TokenVerse: Multi-Concept Personalization in Token Modulation Space by Google

(token-verse.github.io)

106 points | by 037 4 days ago ago

22 comments

  • jasonjmcghee a day ago

    Feels like a moodboarding multiplier for some design disciplines, if these aren't cherry-picked / transfer to other domains.

    Pretty interesting.

    Seems like you could apply similar ideas to text too.

    • test6554 11 hours ago

      Something like this could make creatives feel more in control and less averse to AI image generation.

    • mettamage a day ago

      Not just a moodboard if you can highlight the words you want in your output.

  • sdenton4 a day ago

    This looks like an excellent step towards being able to apply consistency to generated images across a series.

    • basch a day ago

      It looks as if it would trivially integrate into Whisk, which already has a similar feature for defining an outputs “subjects” “scene” and “style”.

  • eichi 18 hours ago

    Seems good tool for automated PowerPoint generation but I believe the content is much more important.

    So why not automate the attachment of images to concentrate on the more important tasks? I hope the code will be available soon!

  • PoignardAzur 17 hours ago

    Looks like it lets you transfer textures, poses, and general "vibe of object" stuff, but still doesn't let you control composition.

    Overall the example images still look like overly corporate slop.

  • ziofill 20 hours ago

    Storytelling with characters is a huge selling point

  • jiggawatts a day ago

    “Code coming soon” from Google means basically never.

    I don’t understand why they keep making these announcements and then just sitting on the results.

    This is an immediately commercially useful product even as an API. You could make a mobile app for kids to “create their own cartoon story”.

    Someone else will have to reproduce this for it to see the light of day.

    • wildermuthn 14 hours ago

      We might eventually see the code for the models and inference, but I do doubt we’ll see training code or be granted access to training data. Google is pretty bad at this.

    • Kiro 21 hours ago

      I have the same feeling but I wonder if it's actually true. Do we have any examples of announcements where the code was never released?

  • HenryBemis 20 hours ago

    My eyes are so tired... I read it as "TolkienVerse" (wishful thinking took over actual letters I guess) and I thought WOW!!!!! that is amazing!!!! When I clicked and saw "a dog wearing a hat".. uff...

  • doctorpangloss a day ago

    If it worked with people, they’d show people.

    • SeanAnderson a day ago

      The second example in the "Results" section includes a human.

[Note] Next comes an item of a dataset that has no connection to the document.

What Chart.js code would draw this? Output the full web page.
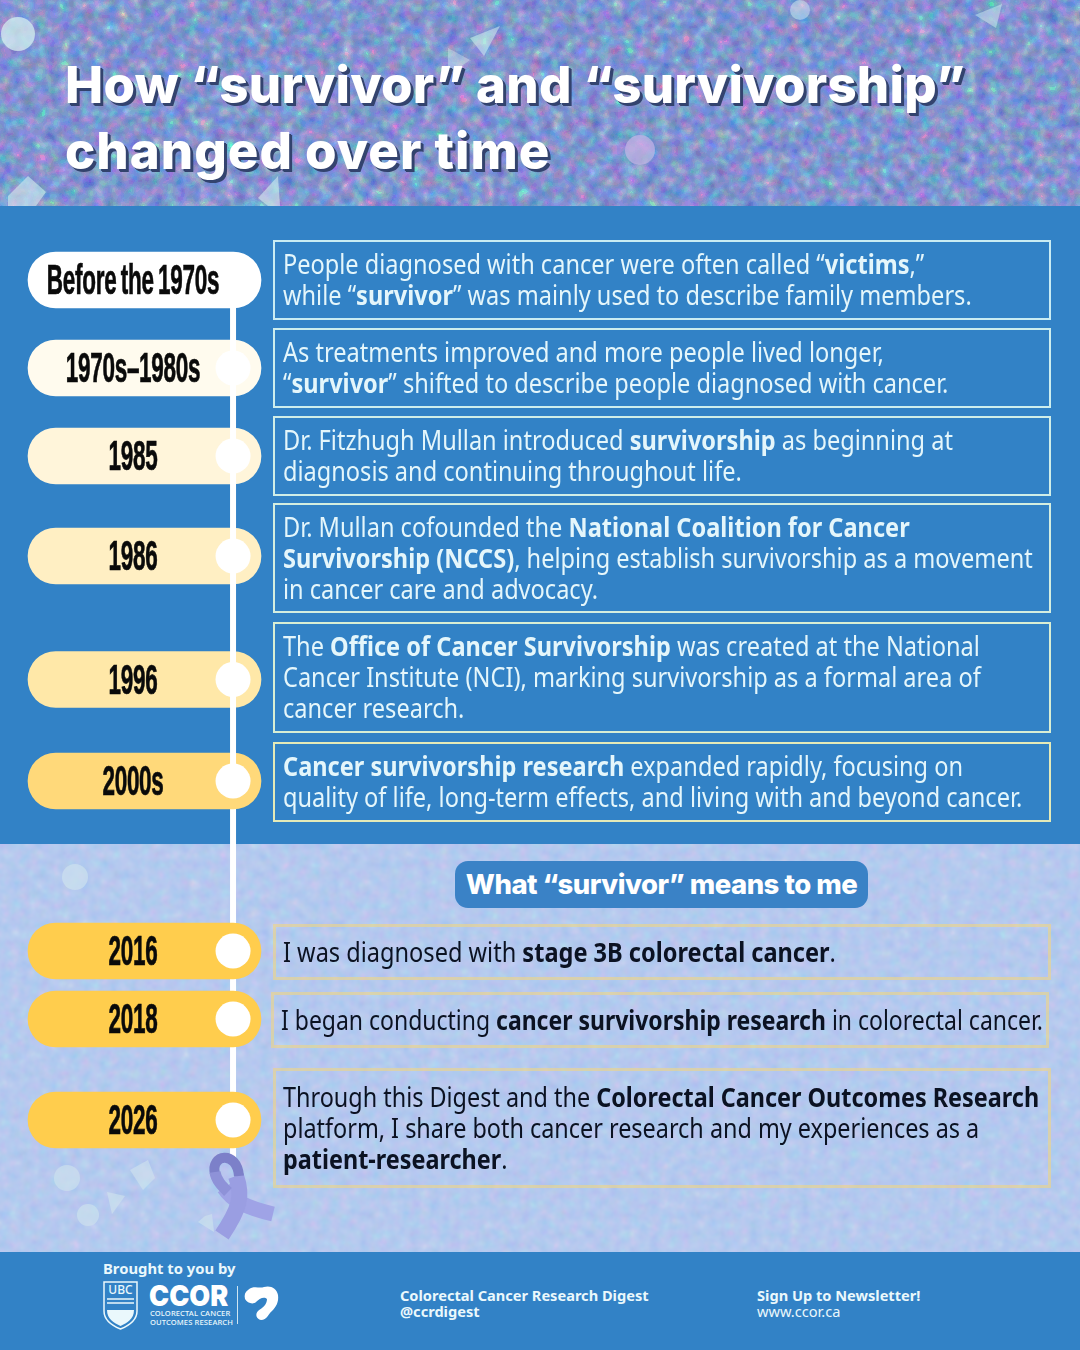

      • doctorpangloss a day ago

        They do not show a realistic photo face transfer. They blur out the faces even.

        It would be a huge invention, but they did not achieve that.

        • drewbeck a day ago

          Below the first Results header is a carousel of images. If you tap the arrows you can explore — I believe there are three examples where the final image is a person who’s face was applied from a reference photo.

          • doctorpangloss a day ago

            Yes. But. The reference photo is blurred. The smallest details matter for faces! That's the whole point. I have no doubt you can do a kind-of-looks-like faces. But this is the same issue since Dreambooth. All the IP transfer approaches, even the best like Ideogram's, are failing on faces.

            • rprwhite a day ago

              There's two images where the face is transferred to the final image. The references images with blurred faces are all being used for a different reference; the pose, or "necklace", etc. The faces are blurred in every image unless they explicitly want the face transferred to the final image, at least that's how it seems.

              • doctorpangloss a day ago

                I know. But there are no unblurred source images of faces. This isn't complicated.

                • danpalmer a day ago

                  https://token-verse.github.io/results/multi_concepts/25.png

                  https://token-verse.github.io/results/multi_concepts/06.png

                  Both of these show a man's face in a source image being used in a newly generated image. I agree that it isn't complicated, but you seem to be drawing different conclusions to everyone else here.

                  If your point is that it can't perform face transfer, you seem to be wrong - that's what's happening here. If your point is that the blurred photos used for other parts of the input mean that this suggests the model may get confused by other faces, then that's a fair point, but it seems clear they have demonstrated face transfer, and requiring blurring irrelevant faces seems a minor point compared to transferring the face that's intended. I'm not sure how that would really impact use-cases.

                  • doctorpangloss a day ago

                    Well. If they had working face / human character transfer, listen, my dude, every single image would show a face transfer. It's one of the biggest challenges.

                    • rhet0rica 18 hours ago

                      Hot take: there are no legitimate use cases for human face transfer.